'''

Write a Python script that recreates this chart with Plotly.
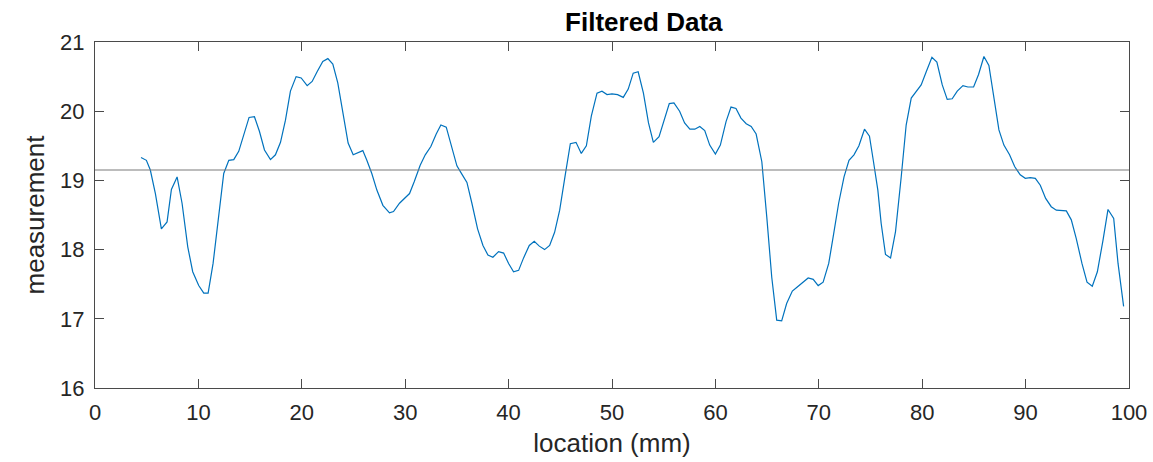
import plotly.graph_objects as go

# location (mm)
location = [4.45, 4.97, 5.35, 5.84, 6.42, 6.97, 7.39, 7.94, 8.42, 8.97, 9.45, 10.03, 10.52, 10.94,
            11.42, 11.90, 12.45, 12.94, 13.42, 13.90, 14.39, 14.90, 15.42, 15.90, 16.39, 16.97,
            17.45, 17.94, 18.42, 18.90, 19.45, 19.94, 20.52, 21.00, 21.48, 22.03, 22.52, 23.00,
            23.48, 23.97, 24.48, 24.97, 25.50, 25.90, 26.29, 26.77, 27.26, 27.84, 28.48, 28.87,
            29.45, 29.94, 30.42, 30.87, 31.45, 31.94, 32.48, 33.00, 33.45, 33.97, 34.45, 35.00,
            35.48, 35.97, 36.45, 37.00, 37.52, 38.00, 38.48, 39.03, 39.52, 40.00, 40.48, 40.97,
            41.45, 42.00, 42.48, 42.97, 43.48, 43.97, 44.45, 44.94, 45.48, 45.97, 46.52, 47.03,
            47.52, 48.00, 48.55, 49.03, 49.52, 50.00, 50.54, 51.09, 51.57, 52.05, 52.53, 53.04,
            53.53, 54.00, 54.55, 55.03, 55.54, 55.99, 56.54, 57.02, 57.53, 58.01, 58.49, 58.97,
            59.45, 60.00, 60.48, 61.03, 61.51, 61.99, 62.47, 62.98, 63.46, 63.94, 64.49, 64.97,
            65.45, 65.93, 66.41, 66.89, 67.44, 67.92, 68.43, 68.97, 69.46, 69.94, 70.42, 70.96,
            71.44, 71.92, 72.44, 72.92, 73.40, 73.88, 74.42, 74.90, 75.29, 75.71, 76.03, 76.45,
            76.94, 77.42, 77.97, 78.45, 78.94, 79.42, 79.90, 80.39, 80.94, 81.42, 81.94, 82.42,
            82.90, 83.39, 83.94, 84.42, 84.97, 85.45, 85.97, 86.45, 86.94, 87.42, 87.90, 88.45,
            88.94, 89.48, 89.97, 90.45, 90.94, 91.42, 91.94, 92.48, 92.97, 93.45, 93.94, 94.42,
            94.90, 95.45, 95.94, 96.45, 96.94, 97.48, 97.97, 98.52, 98.94, 99.48]

# filtered measurement
measurement = [19.33, 19.29, 19.15, 18.81, 18.30, 18.40, 18.87, 19.05, 18.67, 18.04, 17.68, 17.48,
               17.37, 17.37, 17.80, 18.43, 19.10, 19.29, 19.30, 19.42, 19.66, 19.91, 19.92, 19.71,
               19.44, 19.30, 19.37, 19.55, 19.87, 20.29, 20.50, 20.48, 20.37, 20.43, 20.57, 20.72,
               20.76, 20.68, 20.41, 19.97, 19.54, 19.37, 19.40, 19.43, 19.29, 19.10, 18.86, 18.64,
               18.53, 18.55, 18.67, 18.74, 18.81, 18.98, 19.22, 19.37, 19.49, 19.67, 19.80, 19.77,
               19.49, 19.21, 19.09, 18.97, 18.67, 18.30, 18.06, 17.92, 17.89, 17.97, 17.95, 17.80,
               17.68, 17.70, 17.88, 18.06, 18.12, 18.05, 18.00, 18.06, 18.25, 18.57, 19.08, 19.53,
               19.55, 19.39, 19.50, 19.93, 20.26, 20.29, 20.24, 20.25, 20.24, 20.20, 20.32, 20.55,
               20.57, 20.26, 19.83, 19.55, 19.63, 19.87, 20.11, 20.12, 20.00, 19.83, 19.74, 19.74,
               19.78, 19.72, 19.51, 19.38, 19.51, 19.85, 20.06, 20.04, 19.90, 19.82, 19.78, 19.67,
               19.27, 18.47, 17.60, 16.98, 16.97, 17.22, 17.40, 17.46, 17.53, 17.59, 17.57, 17.48,
               17.53, 17.80, 18.23, 18.67, 19.05, 19.29, 19.37, 19.50, 19.74, 19.64, 19.27, 18.86,
               18.38, 17.93, 17.88, 18.26, 19.05, 19.80, 20.19, 20.29, 20.38, 20.57, 20.78, 20.71,
               20.38, 20.17, 20.18, 20.29, 20.37, 20.35, 20.35, 20.53, 20.79, 20.66, 20.21, 19.73,
               19.51, 19.37, 19.20, 19.08, 19.03, 19.04, 19.03, 18.93, 18.74, 18.62, 18.57, 18.57,
               18.56, 18.43, 18.16, 17.80, 17.53, 17.47, 17.68, 18.13, 18.58, 18.45, 17.80, 17.18]

mean_level = 19.15
x_ticks = [0, 10, 20, 30, 40, 50, 60, 70, 80, 90, 100]
y_ticks = [16, 17, 18, 19, 20, 21]

font_family = "Liberation Sans, Arial, Helvetica, sans-serif"
axis_color = "#4a4a4a"
text_color = "#262626"

fig = go.Figure()
fig.add_trace(go.Scatter(
    x=location, y=measurement, mode="lines",
    line=dict(color="#0072BD", width=1.2),
    showlegend=False, hoverinfo="x+y",
))
fig.add_trace(go.Scatter(
    x=[0, 100], y=[mean_level, mean_level], mode="lines",
    line=dict(color="#7a7a7a", width=1.2),
    showlegend=False, hoverinfo="skip",
))

axis_common = dict(
    showgrid=False, zeroline=False, automargin=False,
    showline=True, linecolor=axis_color, linewidth=1, mirror="ticks",
    ticks="inside", ticklen=9, tickwidth=1, tickcolor=axis_color,
    tickfont=dict(family=font_family, size=22, color=text_color),
)

fig.update_layout(
    width=1153, height=462,
    margin=dict(l=95, r=24, t=42, b=74),
    paper_bgcolor="white", plot_bgcolor="white",
    title=dict(text="<b>Filtered Data</b>", x=612 / 1153, xanchor="center", xref="paper",
               y=1 - 22 / 462, yanchor="middle",
               font=dict(family=font_family, size=26, color="black")),
    xaxis=dict(range=[0, 100], tickvals=x_ticks, ticklabelstandoff=5,
               title=dict(text="location (mm)", standoff=9,
                          font=dict(family=font_family, size=26, color=text_color)),
               **axis_common),
    yaxis=dict(range=[16, 21], tickvals=y_ticks, ticklabelstandoff=5,
               title=dict(text="measurement", standoff=8,
                          font=dict(family=font_family, size=26, color=text_color)),
               **axis_common),
)

fig.write_html("out.html")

'''

__THE TASK__: From the listing, extract all text exactly as given and drop any picture.

__SOLUTION BELOW__:
Write a Python script that recreates this chart with Plotly.
import plotly.graph_objects as go

# location (mm)
location = [4.45, 4.97, 5.35, 5.84, 6.42, 6.97, 7.39, 7.94, 8.42, 8.97, 9.45, 10.03, 10.52, 10.94,
            11.42, 11.90, 12.45, 12.94, 13.42, 13.90, 14.39, 14.90, 15.42, 15.90, 16.39, 16.97,
            17.45, 17.94, 18.42, 18.90, 19.45, 19.94, 20.52, 21.00, 21.48, 22.03, 22.52, 23.00,
            23.48, 23.97, 24.48, 24.97, 25.50, 25.90, 26.29, 26.77, 27.26, 27.84, 28.48, 28.87,
            29.45, 29.94, 30.42, 30.87, 31.45, 31.94, 32.48, 33.00, 33.45, 33.97, 34.45, 35.00,
            35.48, 35.97, 36.45, 37.00, 37.52, 38.00, 38.48, 39.03, 39.52, 40.00, 40.48, 40.97,
            41.45, 42.00, 42.48, 42.97, 43.48, 43.97, 44.45, 44.94, 45.48, 45.97, 46.52, 47.03,
            47.52, 48.00, 48.55, 49.03, 49.52, 50.00, 50.54, 51.09, 51.57, 52.05, 52.53, 53.04,
            53.53, 54.00, 54.55, 55.03, 55.54, 55.99, 56.54, 57.02, 57.53, 58.01, 58.49, 58.97,
            59.45, 60.00, 60.48, 61.03, 61.51, 61.99, 62.47, 62.98, 63.46, 63.94, 64.49, 64.97,
            65.45, 65.93, 66.41, 66.89, 67.44, 67.92, 68.43, 68.97, 69.46, 69.94, 70.42, 70.96,
            71.44, 71.92, 72.44, 72.92, 73.40, 73.88, 74.42, 74.90, 75.29, 75.71, 76.03, 76.45,
            76.94, 77.42, 77.97, 78.45, 78.94, 79.42, 79.90, 80.39, 80.94, 81.42, 81.94, 82.42,
            82.90, 83.39, 83.94, 84.42, 84.97, 85.45, 85.97, 86.45, 86.94, 87.42, 87.90, 88.45,
            88.94, 89.48, 89.97, 90.45, 90.94, 91.42, 91.94, 92.48, 92.97, 93.45, 93.94, 94.42,
            94.90, 95.45, 95.94, 96.45, 96.94, 97.48, 97.97, 98.52, 98.94, 99.48]

# filtered measurement
measurement = [19.33, 19.29, 19.15, 18.81, 18.30, 18.40, 18.87, 19.05, 18.67, 18.04, 17.68, 17.48,
               17.37, 17.37, 17.80, 18.43, 19.10, 19.29, 19.30, 19.42, 19.66, 19.91, 19.92, 19.71,
               19.44, 19.30, 19.37, 19.55, 19.87, 20.29, 20.50, 20.48, 20.37, 20.43, 20.57, 20.72,
               20.76, 20.68, 20.41, 19.97, 19.54, 19.37, 19.40, 19.43, 19.29, 19.10, 18.86, 18.64,
               18.53, 18.55, 18.67, 18.74, 18.81, 18.98, 19.22, 19.37, 19.49, 19.67, 19.80, 19.77,
               19.49, 19.21, 19.09, 18.97, 18.67, 18.30, 18.06, 17.92, 17.89, 17.97, 17.95, 17.80,
               17.68, 17.70, 17.88, 18.06, 18.12, 18.05, 18.00, 18.06, 18.25, 18.57, 19.08, 19.53,
               19.55, 19.39, 19.50, 19.93, 20.26, 20.29, 20.24, 20.25, 20.24, 20.20, 20.32, 20.55,
               20.57, 20.26, 19.83, 19.55, 19.63, 19.87, 20.11, 20.12, 20.00, 19.83, 19.74, 19.74,
               19.78, 19.72, 19.51, 19.38, 19.51, 19.85, 20.06, 20.04, 19.90, 19.82, 19.78, 19.67,
               19.27, 18.47, 17.60, 16.98, 16.97, 17.22, 17.40, 17.46, 17.53, 17.59, 17.57, 17.48,
               17.53, 17.80, 18.23, 18.67, 19.05, 19.29, 19.37, 19.50, 19.74, 19.64, 19.27, 18.86,
               18.38, 17.93, 17.88, 18.26, 19.05, 19.80, 20.19, 20.29, 20.38, 20.57, 20.78, 20.71,
               20.38, 20.17, 20.18, 20.29, 20.37, 20.35, 20.35, 20.53, 20.79, 20.66, 20.21, 19.73,
               19.51, 19.37, 19.20, 19.08, 19.03, 19.04, 19.03, 18.93, 18.74, 18.62, 18.57, 18.57,
               18.56, 18.43, 18.16, 17.80, 17.53, 17.47, 17.68, 18.13, 18.58, 18.45, 17.80, 17.18]

mean_level = 19.15
x_ticks = [0, 10, 20, 30, 40, 50, 60, 70, 80, 90, 100]
y_ticks = [16, 17, 18, 19, 20, 21]

font_family = "Liberation Sans, Arial, Helvetica, sans-serif"
axis_color = "#4a4a4a"
text_color = "#262626"

fig = go.Figure()
fig.add_trace(go.Scatter(
    x=location, y=measurement, mode="lines",
    line=dict(color="#0072BD", width=1.2),
    showlegend=False, hoverinfo="x+y",
))
fig.add_trace(go.Scatter(
    x=[0, 100], y=[mean_level, mean_level], mode="lines",
    line=dict(color="#7a7a7a", width=1.2),
    showlegend=False, hoverinfo="skip",
))

axis_common = dict(
    showgrid=False, zeroline=False, automargin=False,
    showline=True, linecolor=axis_color, linewidth=1, mirror="ticks",
    ticks="inside", ticklen=9, tickwidth=1, tickcolor=axis_color,
    tickfont=dict(family=font_family, size=22, color=text_color),
)

fig.update_layout(
    width=1153, height=462,
    margin=dict(l=95, r=24, t=42, b=74),
    paper_bgcolor="white", plot_bgcolor="white",
    title=dict(text="<b>Filtered Data</b>", x=612 / 1153, xanchor="center", xref="paper",
               y=1 - 22 / 462, yanchor="middle",
               font=dict(family=font_family, size=26, color="black")),
    xaxis=dict(range=[0, 100], tickvals=x_ticks, ticklabelstandoff=5,
               title=dict(text="location (mm)", standoff=9,
                          font=dict(family=font_family, size=26, color=text_color)),
               **axis_common),
    yaxis=dict(range=[16, 21], tickvals=y_ticks, ticklabelstandoff=5,
               title=dict(text="measurement", standoff=8,
                          font=dict(family=font_family, size=26, color=text_color)),
               **axis_common),
)

fig.write_html("out.html")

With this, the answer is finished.